Needs for innovative and labour market oriented education in the EU

According to the 2011 EU Modernisation Agenda, higher education should provide graduates with knowledge and skills they need to succeed on the labour market. However, yet the available curricula and educational approaches are often far from responding to the employers’ needs. Graduates therefore struggle to find quality employment in line with their studies. As stated in the Agenda, involving employers in the study programmes and including practical experience in courses may help attune curricula to current and emerging labour market needs and foster employability and entrepreneurship. There is a strong need for flexible, innovative learning approaches in the EU.

Analysis of needs: Specific skills and competencies required from university graduates

According to the EU Commission Analytical Reports ‘Employers’ perception of graduate employability’, the most important skills and capabilities required by European employers include sector-specific skills and knowledge, but also communication-, team working-, analytical and problem-solving skills, foreign language skills and ability to adapt to and act in new situations. Analysis of organic labour market needs carried out in 7 EU countries within the ongoing EPOS Strategic Partnership project coordinated by prof. Rembiałkowska confirmed the above, showing in addition great importance of practical expertise and ability of graduates to innovate and create. The same analysis showed that more than 60% employers are not satisfied with the current level of knowledge and skills of university graduates and state that innovations in the teaching methods are necessary, pointing at the ‘Learning by cooperation with enterprises’ as the most recommended innovation. At the same time 25% of entrepreneurs declared that they look for new employees among graduates who participated in students internships or projects organized in their enterprises. All mentioned analysis outcomes showed a strong need for the SUSPLUS project.

Sustainable food system as a target subject

In face of global population growth, resource constrains and growing environmental as well as public health concerns, there is a strong need for a shift towards a more sustainable development. As most of the mentioned global problems are strongly influenced by the current unsustainable food systems, high priority is given towards developing strategies to improve sustainability of current food production and consumption models. At the same time there are hardly any study programmes and modules targeting this important subject globally, and the sustainable food is still a niche market in many European countries, hardly supported by well-educated and skilled university graduates.

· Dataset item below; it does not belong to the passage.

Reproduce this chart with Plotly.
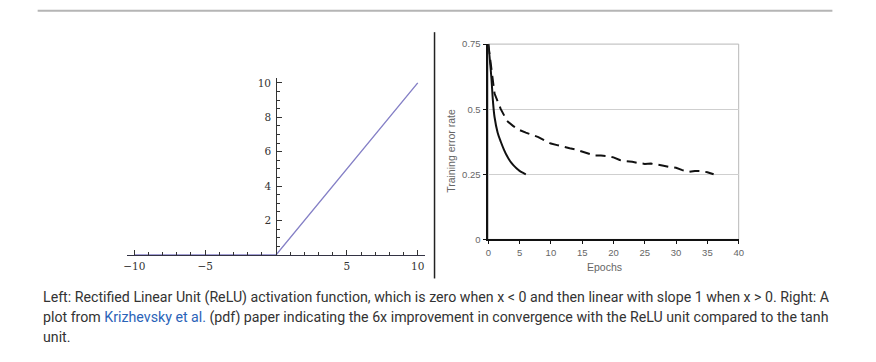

Strategic partnership to address the above needs: SUSPLUS

The SUSPLUS project supported cooperation between eight European universities to develop, implement and widely disseminate innovative educational materials and methods in the subject of sustainable food systems, thus to provide university students with necessary knowledge, competencies and skills to support this important sector, but also increase their employability. Organic food system was one of the presented models for increasing the overall food production and consumption sustainability. The high quality international, comprehensive knowledge in different areas of sustainability of the food systems, unavailable in standard educational programme of a single university, were transferred to wide community of students with the use of highly innovative tools and educational methods. The set of methods has been attuned to address European employers’ expectations (as described in the above analysis of needs). As recommended by the 2011 EU Modernisation Agenda, cooperation with employers and providing practical experience was included in the project activities. Development and implementation of innovative, labour market relevant teaching approaches aimed to enhance the quality of education and, in perspective, to improve students’ employability. The project addressed the previously described key issues of the 2011 EU Modernisation Agenda, as well as priorities and aims of the Erasmus+ Programme. It also addressed specific aims of the strategic partnership projects. In addition, the studied subject clearly responds to the main international challenges addressed to the well-being of the next generations.

SUSPLUS target groups

Direct: students, lecturers and entrepreneurs participating in the project educational activities, pupils and teachers participating in lectures in schools, participants of transnational project meetings, participants of project dissemination activities, receivers of the booklet on the sustainable food systems.

Indirect: students and lecturers of partner universities and other educational institutions in Europe, stakeholders representing sustainable food sector in Europe, general society.